Few of the people on the block go by their real names. Our protagonist, or at least as close as we really have to one, is Mookie (Spike Lee). Mookie delivers pizzas for Sal (Danny Aiello) of Sal’s Famous Pizzeria, which stands at the heart of the predominantly African-American Bed-Stuy block. Sal is assisted by his two sons, Pino (John Turturro) and Vito (Richard Edson). Pino, the older of the two, hates the neighborhood, hates the pizzeria and more than anything, hates the customers who come in. Vito is less aggressive and more attuned to the neighborhood, and is more likely to stick up for Mookie than anyone else.
Mookie, while he delivers the pizzas, isn’t a very hard worker. He frequently takes breaks from deliveries and talks to the other people on the block. Most important for him are his sister, Jade (Joie Lee) and his girlfriend and mother of his child, Tina (Rosie Perez). Also on the block are Buggin’ Out (Giancarlo Esposito), Da Mayor (Ossie Davis), Mother Sister (Ruby Dee), Radio Raheem (Bill Nunn), the stuttering Smiley (Roger Guenveur Smith) and a cast of dozens, including small roles for Martin Lawrence, Frankie Faison, and Robin Harris, who plays the awesomely named Sweet Dick Willie. All of this is overseen by Mister Senor Love Daddy (Samuel L. Jackson), the local DJ.
The bulk of the film is the people on the block dealing with the heat and each other. There’s an undercurrent of racial tension throughout the neighborhood. When a white man accidentally scuffs Buggin’ Out’s new Air Jordans, a riot nearly ensues. The bulk of the neighborhood verbally attacks, upset that the man owns a brownstone in the area, and further upset when he claims to have been born in Brooklyn rather than a white stronghold like Massachusetts. There is equal tension over the local Korean grocery store.
Most of the ire is reserved for Sal, though. Sal likes the neighborhood even though Pino wants to leave it. In a long speech, Sal comments that he’s proud to be a part of the neighborhood, and proud the that locals have grown up eating his food. Pino hears none of it, though, and can’t repress his anger at being forced to spend time in a part of the city he feels is beneath him.

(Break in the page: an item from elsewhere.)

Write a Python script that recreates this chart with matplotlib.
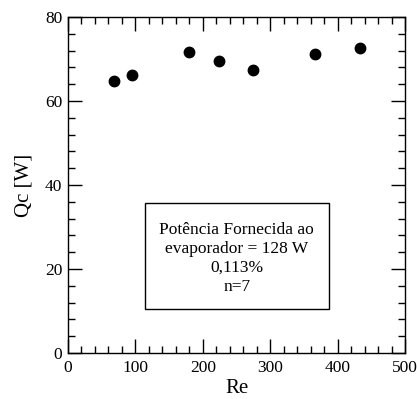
import matplotlib
matplotlib.use("Agg")
import matplotlib.pyplot as plt
from matplotlib.ticker import MultipleLocator
from matplotlib.patches import Rectangle

re_vals = [68, 95, 179, 224, 275, 366, 433]
qc_vals = [64.8, 66.2, 71.7, 69.5, 67.5, 71.1, 72.7]
box_lines = ["Potência Fornecida ao", "evaporador = 128 W", "0,113%", "n=7"]

plt.rcParams['font.family'] = ['Liberation Serif', 'DejaVu Serif']

fig = plt.figure(figsize=(4.17, 3.99), dpi=100)
ax = fig.add_axes([68/417, 1-353/399, (405-68)/417, (353-17)/399])
ax.plot(re_vals, qc_vals, 'o', color='black', markersize=7.5, zorder=3)
ax.set_xlim(0, 500)
ax.set_ylim(0, 80)
ax.xaxis.set_major_locator(MultipleLocator(100))
ax.xaxis.set_minor_locator(MultipleLocator(20))
ax.yaxis.set_major_locator(MultipleLocator(20))
ax.yaxis.set_minor_locator(MultipleLocator(4))
ax.tick_params(which='both', direction='in', top=True, right=True, labelsize=12.5, width=1)
ax.tick_params(which='major', length=10)
ax.tick_params(axis='x', which='major', pad=5)
ax.tick_params(axis='y', which='major', pad=4)
ax.tick_params(which='minor', length=5)
for s in ax.spines.values():
    s.set_linewidth(1)
ax.set_xlabel("Re", fontsize=15, labelpad=2)
ax.set_ylabel("Qc [W]", fontsize=15, labelpad=8)

rect = Rectangle((114, 10.5), 273, 25.2, fill=False, edgecolor='black', linewidth=1, zorder=2)
ax.add_patch(rect)
ax.text(250.5, 22.6, "\n".join(box_lines), ha='center', va='center', fontsize=12.5, linespacing=1.25)

fig.savefig("out.png", dpi=100)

Things start to come to a head when Buggin’ Out notices that the Wall of Fame in Sal’s only has pictures of Italian-Americans on it. Since they are in a predominantly black neighborhood, Buggin’ Out wants, as he says, some brothers on the wall. Things get more tense when Radio Raheem, his gigantic boombox blasting Public Enemy’s “Fight the Power” asks for a couple of slices, but refuses to turn off the music.

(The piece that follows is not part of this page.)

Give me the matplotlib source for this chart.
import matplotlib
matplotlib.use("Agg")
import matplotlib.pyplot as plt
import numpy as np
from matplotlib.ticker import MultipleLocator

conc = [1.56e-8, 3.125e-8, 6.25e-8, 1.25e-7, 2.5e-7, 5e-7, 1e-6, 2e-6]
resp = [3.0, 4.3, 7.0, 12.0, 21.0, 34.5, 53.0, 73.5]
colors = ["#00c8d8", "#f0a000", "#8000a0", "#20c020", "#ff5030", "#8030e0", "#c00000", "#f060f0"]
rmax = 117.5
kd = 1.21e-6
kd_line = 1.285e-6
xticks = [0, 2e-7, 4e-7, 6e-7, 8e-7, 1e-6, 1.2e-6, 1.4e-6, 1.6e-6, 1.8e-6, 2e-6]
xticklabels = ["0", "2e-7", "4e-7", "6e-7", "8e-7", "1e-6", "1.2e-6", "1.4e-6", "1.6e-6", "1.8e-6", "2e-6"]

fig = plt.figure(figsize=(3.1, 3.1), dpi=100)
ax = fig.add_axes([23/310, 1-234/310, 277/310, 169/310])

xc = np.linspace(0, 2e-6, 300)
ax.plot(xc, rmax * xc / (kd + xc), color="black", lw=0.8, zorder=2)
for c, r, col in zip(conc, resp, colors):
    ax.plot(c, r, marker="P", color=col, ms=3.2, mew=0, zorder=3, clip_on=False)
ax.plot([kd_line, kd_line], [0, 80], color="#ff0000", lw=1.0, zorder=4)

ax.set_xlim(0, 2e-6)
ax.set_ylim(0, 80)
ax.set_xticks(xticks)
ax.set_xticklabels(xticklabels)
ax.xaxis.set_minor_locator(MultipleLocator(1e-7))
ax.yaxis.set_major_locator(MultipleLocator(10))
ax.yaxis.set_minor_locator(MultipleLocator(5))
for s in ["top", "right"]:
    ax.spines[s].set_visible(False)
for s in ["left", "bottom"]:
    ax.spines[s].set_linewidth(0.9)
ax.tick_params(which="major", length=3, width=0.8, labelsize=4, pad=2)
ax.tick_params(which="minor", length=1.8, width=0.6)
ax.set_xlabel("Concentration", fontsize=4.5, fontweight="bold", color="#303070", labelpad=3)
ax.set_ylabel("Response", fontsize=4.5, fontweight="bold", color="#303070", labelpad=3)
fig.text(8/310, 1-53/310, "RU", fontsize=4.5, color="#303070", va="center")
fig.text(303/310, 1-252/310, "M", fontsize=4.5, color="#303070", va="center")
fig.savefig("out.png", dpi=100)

Slowly, inch by inch, the tension gets ratcheted up until it finally reaches a breaking point. The end of the film, while perhaps predictable, is predictable only because it is also inevitable. The tragedy here is not that the story essentially ends with a riot, but that like happens so often, things escalate into insanity from such a simple, mundane, banal beginning.
There are no answers here, only questions—the mark in my mind of a great film. The questions are made more difficult by one simple fact: Mookie, the one person who lives in both worlds (and in meta-thinking, the guy who wrote, directed, and produced the film), is also the one who causes the incident inciting the riot at end film’s climax. Mookie is the one who touches off the crowd despite his allegiance to Sal and the pizzeria.

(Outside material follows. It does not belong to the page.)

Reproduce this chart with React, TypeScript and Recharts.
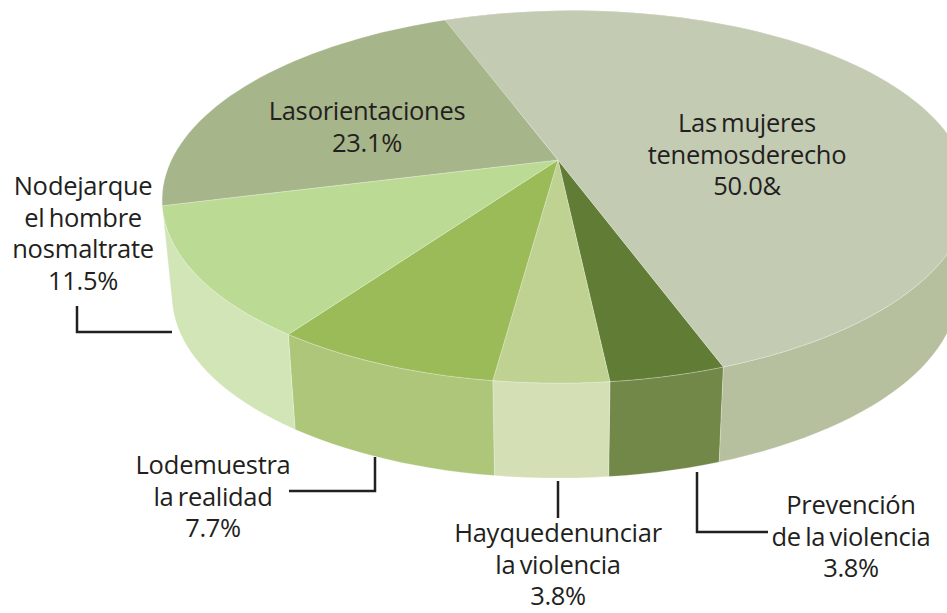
import { PieChart, Pie } from "recharts";

const categories = [
  "Prevención de la violencia",
  "Hay que denunciar la violencia",
  "Lo demuestra la realidad",
  "No dejar que el hombre nos maltrate",
  "Las orientaciones",
  "Las mujeres tenemos derecho",
];
const values = [3.8, 3.8, 7.7, 11.5, 23.1, 50.0];
const topColors = ["#617c35", "#bfd292", "#9bbb59", "#bbdb95", "#a7b58b", "#c4cbb3"];
// the orientaciones slice sits at the back, its wall is never seen
const wallColors = ["#728848", "#d4dfb5", "#aec67a", "#d1e5b7", "none", "#b6c09e"];

const topData = categories.map((name, i) => ({ name, value: values[i], fill: topColors[i] }));
const wallData = categories.map((name, i) => ({ name, value: values[i], fill: wallColors[i] }));

const labels = [
  { lines: ["Las orientaciones", "23.1%"], x: 367, y: 120 },
  { lines: ["Las mujeres", "tenemos derecho", "50.0&"], x: 747, y: 132 },
  { lines: ["No dejar que", "el hombre", "nos maltrate", "11.5%"], x: 83, y: 195 },
  { lines: ["Lo demuestra", "la realidad", "7.7%"], x: 213, y: 474 },
  { lines: ["Hay que denunciar", "la violencia", "3.8%"], x: 558, y: 542 },
  { lines: ["Prevención", "de la violencia", "3.8%"], x: 851, y: 514 },
];
const tightLines = ["Las orientaciones", "tenemos derecho", "No dejar que", "nos maltrate", "Lo demuestra", "Hay que denunciar"];
const leaders = [
  "77,306 77,332 172,332",
  "289,491 375,491 375,457",
  "558,481 558,518",
  "697,472 697,532 768,532",
];

// perspective of the pie disc, centred on the apex of the slices
const APEX_X = 558;
const APEX_Y = 160;
const DEPTH = 95;

const project = (deg: number, shrink = 1, drop = 0) => {
  const a = (deg * Math.PI) / 180;
  const u = Math.cos(a);
  const v = -Math.sin(a);
  const w = 1 - 0.1927 * u - 0.05 * v;
  const px = (133.5 * u - 372 * v) / w;
  const py = (167.1 * u + 64 * v) / w;
  return [APEX_X + px * shrink, APEX_Y + py + drop];
};

const arcPoints = (start: number, end: number, shrink = 1, drop = 0) => {
  const steps = Math.max(2, Math.ceil(Math.abs(end - start) / 2));
  const pts: number[][] = [];
  for (let i = 0; i <= steps; i++) {
    pts.push(project(start + ((end - start) * i) / steps, shrink, drop));
  }
  return pts;
};

const toPath = (pts: number[][]) =>
  pts.map((p, i) => `${i ? "L" : "M"}${p[0].toFixed(1)},${p[1].toFixed(1)}`).join(" ");

const TopSlice = (props: any) => {
  const rim = arcPoints(props.startAngle, props.endAngle);
  return (
    <path
      d={`${toPath(rim)} L${APEX_X},${APEX_Y} Z`}
      fill={props.fill}
      stroke="#ffffff"
      strokeOpacity={0.4}
      strokeWidth={0.6}
    />
  );
};

const WallSlice = (props: any) => {
  if (props.fill === "none") return null;
  const upper = arcPoints(props.startAngle, props.endAngle);
  const lower = arcPoints(props.endAngle, props.startAngle, 0.975, DEPTH);
  return (
    <path
      d={`${toPath(upper)} ${toPath(lower).replace("M", "L")} Z`}
      fill={props.fill}
      stroke="#ffffff"
      strokeOpacity={0.4}
      strokeWidth={0.6}
    />
  );
};

export default function App() {
  return (
    <div style={{ position: "absolute", left: 0, top: 0, width: 947, height: 613, overflow: "hidden", background: "#ffffff" }}>
      <PieChart width={947} height={613} margin={{ top: 0, right: 0, bottom: 0, left: 0 }}>
        <Pie
          data={wallData}
          dataKey="value"
          nameKey="name"
          startAngle={0}
          endAngle={-360}
          paddingAngle={0}
          shape={WallSlice}
          isAnimationActive={false}
        />
        <Pie
          data={topData}
          dataKey="value"
          nameKey="name"
          startAngle={0}
          endAngle={-360}
          paddingAngle={0}
          shape={TopSlice}
          isAnimationActive={false}
        />
      </PieChart>
      <svg width={947} height={613} style={{ position: "absolute", left: 0, top: 0 }}>
        {leaders.map((points) => (
          <polyline key={points} points={points} fill="none" stroke="#231f20" strokeWidth={2.5} />
        ))}
        {labels.map((label) => (
          <text
            key={label.lines[0]}
            textAnchor="middle"
            fontFamily="'Open Sans', sans-serif"
            fontSize={25.5}
            fill="#231f20"
            style={{ letterSpacing: "-0.3px" }}
          >
            {label.lines.map((line, i) => (
              <tspan
                key={line}
                x={label.x}
                y={label.y + i * 31.5}
                style={{ wordSpacing: tightLines.includes(line) ? "-6px" : "-2px" }}
              >
                {line}
              </tspan>
            ))}
          </text>
        ))}
      </svg>
    </div>
  );
}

Who’s right here? Doesn’t Sal have the right to hang what he wants on the walls of his own place? Does Buggin’ Out have a point that he should be more attuned to his customers if he wants to be a part of the neighborhood?
This is a film that demands not only to be watched, but to be discussed, at length, and with a mind toward frankness and openness on all sides. Put bluntly, this is Spike Lee’s best and most thought-provoking film. If the 1001 list were reduced to 10% of its size, I’d argue for this film to stay on it. It’s that good, and it’s that important.
Why to watch Do the Right Thing: The conversation is worth having.
Why not to watch: The conversation easily slides into argument.
This is a great film. I like your observation that this is distinctly American; the setting and culture of the country are completely threaded throughout the story.
ReplyDeleteIt is rather sad watching it now, 27 years after it was made, and realising that the issue of value of black lives is still a huge problem in America.
This reminds me of a conversation I had with a student yesterday. He's preparing to write a research paper and needs to have a persuasive angle. His initial thought was to write about racism, but decided maybe he couldn't because there aren't really any people "in favor" of racism, so he wasn't sure about how to frame the topic.
DeleteI suggested that the proper frame might be to look at the idea that, despite what many seem to think, racism is a continuing problem in America and one that needs to be addressed more directly.